Sure, backing nuclear power is an unusual stance to take in this paper. But renewables - wind, wave, sun - cannot ever meet our growing electricity demand, which is rising by 1% annually. And while fossil fuels constitute the majority of our electricity generation, your electricity bill will rise relentlessly. Green groups don't like nuclear power because of the waste issue. But the waste from burning oil is far more potent.

Going totally nuclear means we can rely on energy generated within the UK, and meet our requirements to cut CO2 emissions by 2020. Sure, disposing of nuclear waste is difficult and has to be done for the long term. The only difference from CO2 is that it's easier to see nuclear waste. They're both, in the end, deadly; at least the nuclear waste is concentrated.

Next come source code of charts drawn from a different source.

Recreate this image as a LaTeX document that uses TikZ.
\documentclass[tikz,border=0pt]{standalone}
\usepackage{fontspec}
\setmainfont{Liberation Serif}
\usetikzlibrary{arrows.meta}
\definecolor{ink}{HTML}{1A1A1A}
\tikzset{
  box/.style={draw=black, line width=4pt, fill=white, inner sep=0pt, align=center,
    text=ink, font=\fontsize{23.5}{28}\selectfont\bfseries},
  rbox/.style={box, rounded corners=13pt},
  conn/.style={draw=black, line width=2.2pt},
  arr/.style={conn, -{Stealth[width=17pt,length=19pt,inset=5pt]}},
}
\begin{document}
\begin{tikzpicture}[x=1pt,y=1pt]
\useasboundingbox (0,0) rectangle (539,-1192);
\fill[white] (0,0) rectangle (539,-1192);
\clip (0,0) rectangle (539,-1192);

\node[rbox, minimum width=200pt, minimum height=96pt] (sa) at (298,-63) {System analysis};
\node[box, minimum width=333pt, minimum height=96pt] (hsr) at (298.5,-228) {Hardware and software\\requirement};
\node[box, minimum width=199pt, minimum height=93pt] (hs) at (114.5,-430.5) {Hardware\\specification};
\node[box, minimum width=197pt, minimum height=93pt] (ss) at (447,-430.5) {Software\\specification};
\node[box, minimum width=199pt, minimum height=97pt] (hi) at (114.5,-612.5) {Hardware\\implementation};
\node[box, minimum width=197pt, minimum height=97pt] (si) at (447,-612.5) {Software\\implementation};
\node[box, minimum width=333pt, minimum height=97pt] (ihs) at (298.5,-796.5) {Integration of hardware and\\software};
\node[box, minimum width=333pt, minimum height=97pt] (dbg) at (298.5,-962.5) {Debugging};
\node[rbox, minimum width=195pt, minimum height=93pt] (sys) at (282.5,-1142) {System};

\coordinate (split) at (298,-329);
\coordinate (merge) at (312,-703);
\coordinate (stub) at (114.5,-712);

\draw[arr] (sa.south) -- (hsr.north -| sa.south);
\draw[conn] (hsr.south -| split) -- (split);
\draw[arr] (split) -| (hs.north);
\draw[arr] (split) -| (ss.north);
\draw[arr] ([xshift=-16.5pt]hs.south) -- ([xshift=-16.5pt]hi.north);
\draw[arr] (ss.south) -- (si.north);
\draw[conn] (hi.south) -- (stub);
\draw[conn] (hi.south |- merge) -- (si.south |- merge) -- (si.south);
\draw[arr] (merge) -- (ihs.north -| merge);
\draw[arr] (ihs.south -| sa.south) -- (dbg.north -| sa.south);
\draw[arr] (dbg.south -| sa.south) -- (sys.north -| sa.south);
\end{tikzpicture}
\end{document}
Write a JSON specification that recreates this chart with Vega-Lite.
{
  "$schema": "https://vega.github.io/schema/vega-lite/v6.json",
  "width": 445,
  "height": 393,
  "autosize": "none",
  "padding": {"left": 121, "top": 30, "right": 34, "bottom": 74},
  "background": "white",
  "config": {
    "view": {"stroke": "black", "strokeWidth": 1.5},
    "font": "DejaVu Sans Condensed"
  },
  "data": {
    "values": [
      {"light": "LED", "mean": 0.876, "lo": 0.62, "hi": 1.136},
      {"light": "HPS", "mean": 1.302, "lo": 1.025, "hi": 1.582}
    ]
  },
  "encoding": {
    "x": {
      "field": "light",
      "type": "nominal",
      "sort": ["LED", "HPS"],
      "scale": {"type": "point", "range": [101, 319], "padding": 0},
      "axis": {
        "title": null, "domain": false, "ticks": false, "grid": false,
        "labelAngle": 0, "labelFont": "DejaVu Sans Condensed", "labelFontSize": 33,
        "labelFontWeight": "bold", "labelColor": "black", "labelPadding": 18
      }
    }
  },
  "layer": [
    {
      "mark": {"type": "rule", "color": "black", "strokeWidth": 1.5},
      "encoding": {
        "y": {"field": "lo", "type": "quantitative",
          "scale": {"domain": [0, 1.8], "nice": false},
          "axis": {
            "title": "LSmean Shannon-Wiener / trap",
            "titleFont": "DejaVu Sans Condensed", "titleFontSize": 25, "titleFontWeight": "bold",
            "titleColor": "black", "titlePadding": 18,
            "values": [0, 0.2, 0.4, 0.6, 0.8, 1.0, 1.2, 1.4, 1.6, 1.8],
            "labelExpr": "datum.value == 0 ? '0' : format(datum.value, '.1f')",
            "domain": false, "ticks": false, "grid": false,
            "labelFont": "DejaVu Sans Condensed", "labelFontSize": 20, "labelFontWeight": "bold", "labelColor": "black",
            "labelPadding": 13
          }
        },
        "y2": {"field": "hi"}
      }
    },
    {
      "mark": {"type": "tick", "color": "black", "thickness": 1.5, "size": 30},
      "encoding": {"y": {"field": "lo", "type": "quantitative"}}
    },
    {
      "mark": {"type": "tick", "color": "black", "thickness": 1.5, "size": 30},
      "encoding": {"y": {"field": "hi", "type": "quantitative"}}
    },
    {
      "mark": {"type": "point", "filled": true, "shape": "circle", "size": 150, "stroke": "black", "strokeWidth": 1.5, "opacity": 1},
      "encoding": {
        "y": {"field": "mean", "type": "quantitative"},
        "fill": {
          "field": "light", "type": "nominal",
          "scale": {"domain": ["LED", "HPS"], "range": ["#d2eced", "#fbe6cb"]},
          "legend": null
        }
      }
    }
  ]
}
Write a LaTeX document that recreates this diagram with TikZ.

Every generation faces a huge challenge that it must overcome; in the 20th century there was the rise of fascism, and then the threat of global destruction by nuclear weapons. Now it's climate change. The irony is that the technology involved in all three is the same. Once again it needs to be applied to assure a future peace.

It's time for the government to stop frittering with irrelevancies like low-energy light bulbs and urging us to switch off standby equipment. It's fiddling at the edge of a vast, but not intractable, problem. If you like your lifestyle, realise that preserving it in the future will demand a lot of nuclear generating capacity. Yes, it's expensive. But so was that bank the government is now spending billions propping up.

If the government were truly serious about the environment, Gordon Brown wouldn't have bothered with the Daily Mail's plastic bags initiative. He'd have announced a Northern Rock-sized investment in new nuclear power stations to provide 100% of the UK's forecast energy needs by 2020. If a bank holds all our futures so much that it needs government support, doesn't energy?